2. Cream butter and sugar together in large mixing bowl starting at low speed and cranking up to medium once butter comes to a paste-like consistency. In a separate bowl, combine dry ingredients with a fork or whisk and set aside.
3. Beat eggs, bananas, milk, and extract into creamed mixture until smooth, again starting at a lower speed. Add dry mixture all at once and beat until just combined.
4. Fold pecans in with a rubber spatula and divide batter between loaf pans. Level batter with rubber spatula, then top pans with foil. Bake about 40-45 minutes at 350°.
5. Remove foil after initial bake period, and bake another 20-30 minutes at 350° until top crust browns and loaf begins to pull away from sides of the pan.
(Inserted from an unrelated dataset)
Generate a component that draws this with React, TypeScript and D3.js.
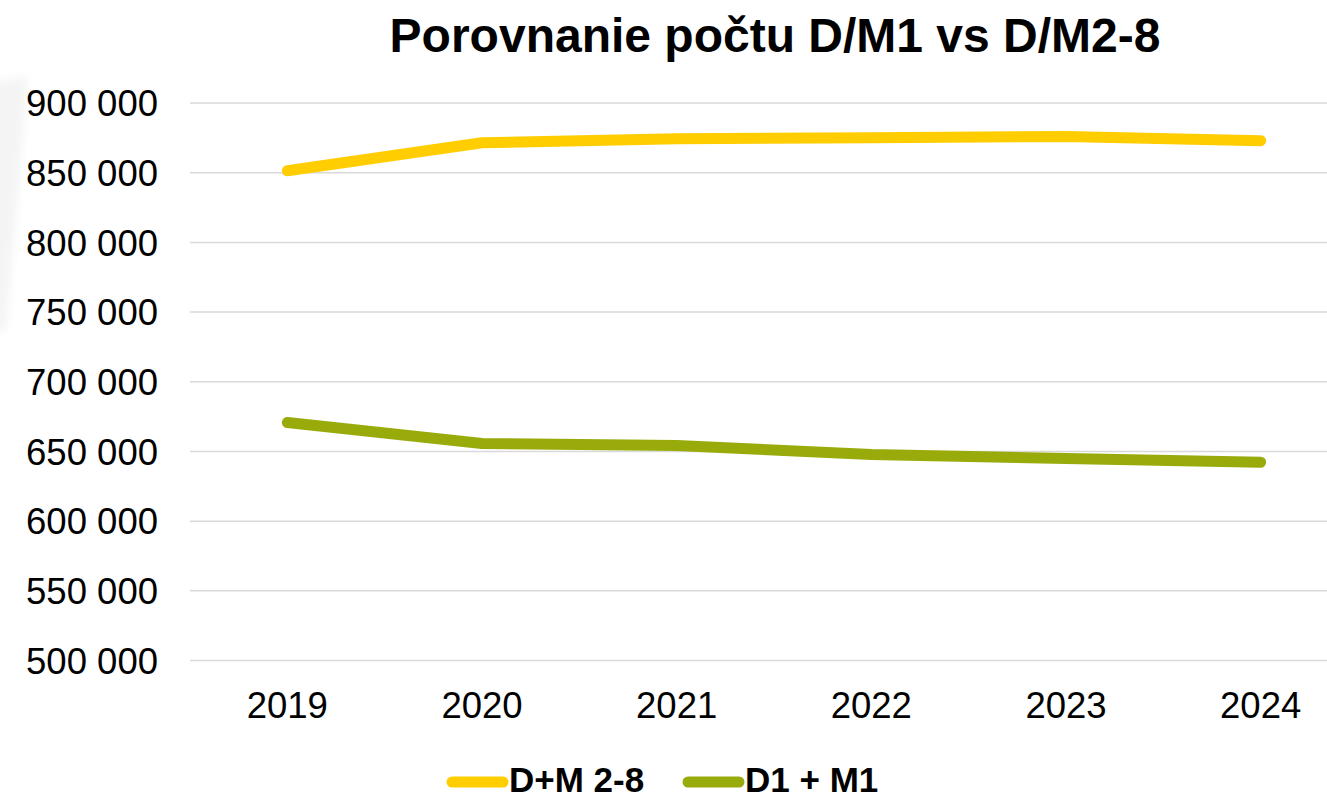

6. Allow bread to cool in pans on heat-safe surface (stovetop, cooling rack, trivet, etc.) for at least 20 minutes before attempting to de-pan. Remove loaves from pans and let cool completely on cooling rack before serving. Enjoy with a glass of milk or cup of coffee.
So as you can see, it’s composed the same way basically any quick bread or cookie is: cream fat and sugar, add wet ingredients, barely mix in dry ingredients until incorporated, bake, cool, serve. You can adjust this recipe for pumpkin, carrots, apples, or zucchini instead of bananas, walnuts instead of pecans, cocoa instead of part of the flour, whatever. You can top it off with some cream cheese frosting for a decadent dessert, or eat it straight for breakfast.
Now there’s one instruction that most will find difficult to follow: allow to cool before serving. This step is crucial if you want your bread to taste as good as it possibly can. During mixing with wet ingredients and baking, the sugar crystals break down into smaller crystals, and if eaten before the crystals have a chance to grow during cooling, the bread won’t taste its very best. This is because the shapes of these crystals determine how they’re perceived by our taste buds, and if they aren’t the right shape, they don’t actually taste sweet. This is also why sweet tea doesn’t taste very sweet until it’s had time to get cold in the fridge. Fine, no, you don’t have to wait until it’s completely cool, but don’t cut into it until it’s mostly cool. It can still be a little warm.